Historical Thinking and Culture of Error

Last fall Doug Lemov and the Teach Like a Champion crew ran a PD on Checking for Understanding 2.0. A huge part of this technique is creating a “culture of error” in class and embracing mistakes as part of the learning process. As part of creating a culture of error in class, one of the most essential skills teachers develop is “managing their tell.” As teachers we all have our stock responses when students give a wrong answer – and they know that we know that it’s wrong even if we don’t say it.

“Interesting. Anyone get something else?”

“Hmm. Anyone have anything else?”

All of these “tells” cut off valuable learning opportunities and ultimately diminish a student’s willingness to take risks and participate.

I manage my tell these days by collecting many answers – even if the first or second is correct – and then have students explain which one works and why.
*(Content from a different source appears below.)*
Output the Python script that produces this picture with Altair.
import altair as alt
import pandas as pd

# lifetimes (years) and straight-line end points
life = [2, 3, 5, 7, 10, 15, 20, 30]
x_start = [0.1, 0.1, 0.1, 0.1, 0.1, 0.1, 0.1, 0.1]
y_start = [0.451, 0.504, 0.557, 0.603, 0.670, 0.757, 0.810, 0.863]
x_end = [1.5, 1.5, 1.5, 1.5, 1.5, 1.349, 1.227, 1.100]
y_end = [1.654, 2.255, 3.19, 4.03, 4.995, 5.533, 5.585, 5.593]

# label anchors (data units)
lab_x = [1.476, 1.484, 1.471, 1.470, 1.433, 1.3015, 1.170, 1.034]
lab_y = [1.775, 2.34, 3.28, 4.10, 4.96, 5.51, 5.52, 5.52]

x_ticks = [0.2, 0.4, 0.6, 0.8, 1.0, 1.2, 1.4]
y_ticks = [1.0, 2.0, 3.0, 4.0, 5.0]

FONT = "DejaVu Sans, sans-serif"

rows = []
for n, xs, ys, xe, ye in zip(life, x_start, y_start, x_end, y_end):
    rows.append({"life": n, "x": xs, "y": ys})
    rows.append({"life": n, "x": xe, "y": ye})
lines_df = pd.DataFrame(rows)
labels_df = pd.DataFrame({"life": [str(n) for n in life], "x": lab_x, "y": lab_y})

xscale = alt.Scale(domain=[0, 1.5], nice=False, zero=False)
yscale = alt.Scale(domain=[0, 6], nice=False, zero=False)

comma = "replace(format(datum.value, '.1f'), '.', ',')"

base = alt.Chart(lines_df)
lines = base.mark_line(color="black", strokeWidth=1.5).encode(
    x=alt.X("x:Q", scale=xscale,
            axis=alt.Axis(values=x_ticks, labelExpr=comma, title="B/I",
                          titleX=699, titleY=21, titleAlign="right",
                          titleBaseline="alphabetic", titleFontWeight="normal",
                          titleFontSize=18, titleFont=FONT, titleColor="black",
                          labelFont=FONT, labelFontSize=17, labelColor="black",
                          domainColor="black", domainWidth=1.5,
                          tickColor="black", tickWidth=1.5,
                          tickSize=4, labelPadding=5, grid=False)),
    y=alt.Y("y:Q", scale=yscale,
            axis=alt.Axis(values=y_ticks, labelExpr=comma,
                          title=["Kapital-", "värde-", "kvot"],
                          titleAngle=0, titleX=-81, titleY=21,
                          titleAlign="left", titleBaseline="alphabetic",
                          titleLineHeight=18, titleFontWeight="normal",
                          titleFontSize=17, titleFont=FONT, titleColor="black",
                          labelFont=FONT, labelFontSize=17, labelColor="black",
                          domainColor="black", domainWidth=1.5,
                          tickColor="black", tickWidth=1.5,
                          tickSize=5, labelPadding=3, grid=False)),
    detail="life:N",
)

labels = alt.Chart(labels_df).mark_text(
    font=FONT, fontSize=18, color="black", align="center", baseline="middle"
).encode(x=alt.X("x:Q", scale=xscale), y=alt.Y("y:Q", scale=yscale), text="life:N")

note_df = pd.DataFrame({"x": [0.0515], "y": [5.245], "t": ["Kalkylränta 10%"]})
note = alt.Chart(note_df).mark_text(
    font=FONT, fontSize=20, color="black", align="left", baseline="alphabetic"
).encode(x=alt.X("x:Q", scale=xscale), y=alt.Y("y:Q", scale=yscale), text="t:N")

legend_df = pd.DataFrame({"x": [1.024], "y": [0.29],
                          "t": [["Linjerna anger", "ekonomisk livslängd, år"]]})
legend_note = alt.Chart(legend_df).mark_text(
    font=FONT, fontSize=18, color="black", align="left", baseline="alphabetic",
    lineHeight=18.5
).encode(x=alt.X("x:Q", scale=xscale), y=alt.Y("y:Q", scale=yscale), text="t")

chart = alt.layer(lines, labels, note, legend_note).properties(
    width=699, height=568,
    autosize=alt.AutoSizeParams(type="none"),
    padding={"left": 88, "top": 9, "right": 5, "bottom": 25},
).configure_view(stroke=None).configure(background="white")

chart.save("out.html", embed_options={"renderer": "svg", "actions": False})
Creating a culture of error in a history classroom carries special importance, as there are shades of correct answers and the thinking behind the conclusion is often more important to me for CFU purposes than the answer.

As part of this year’s World War II final assessment, I incorporated a question on John Brown’s legacy from Beyond the Bubble. I wanted to get a sense of students’ ability to contextualize and apply their knowledge about the 1930s to a topic that, at first, could appear unrelated. As part of the deep excavation needed after grading the test, I asked the class to “annotate the source for context” – they translate these instructions into the historical analysis question “what was going on in the world when this document was created?” As I circulated I saw a range of answers – from correct and most relevant to correct to wrong. I collected their answers with the simple question “anything else?” all while expressing no opinion on the answers’ merit. Student participation was incredibly high as students took chances and we compiled a list of answers.

The collection of potential answers to the question "what was going on in the world at the time this document was created?"

The collection of potential answers to the question “what was going on in the world at the time this document was created?”

I then asked students to tell me what they thought about our collection of answers. The first comment suggested we remove “World War II” and “Holocaust” from the collection of answers, as technically, neither was in full effect by 1936. From the remaining list we could move to author’s purpose and analyze the potential motivations for writing a play about John Brown and current events in the 1930s.

The move of collecting answers on the board creates huge opportunities for discussion and increases student participation. Once the answers are on the board they merely become potential ideas to talk about and are depersonalized – no longer connected to one student being “right” or “wrong”. Students are more inclined to take risks and add their ideas to the collection. I then have the opportunity to circle back around to students who may have had a misunderstanding or were not able to explain, in the end, how these events may have been related.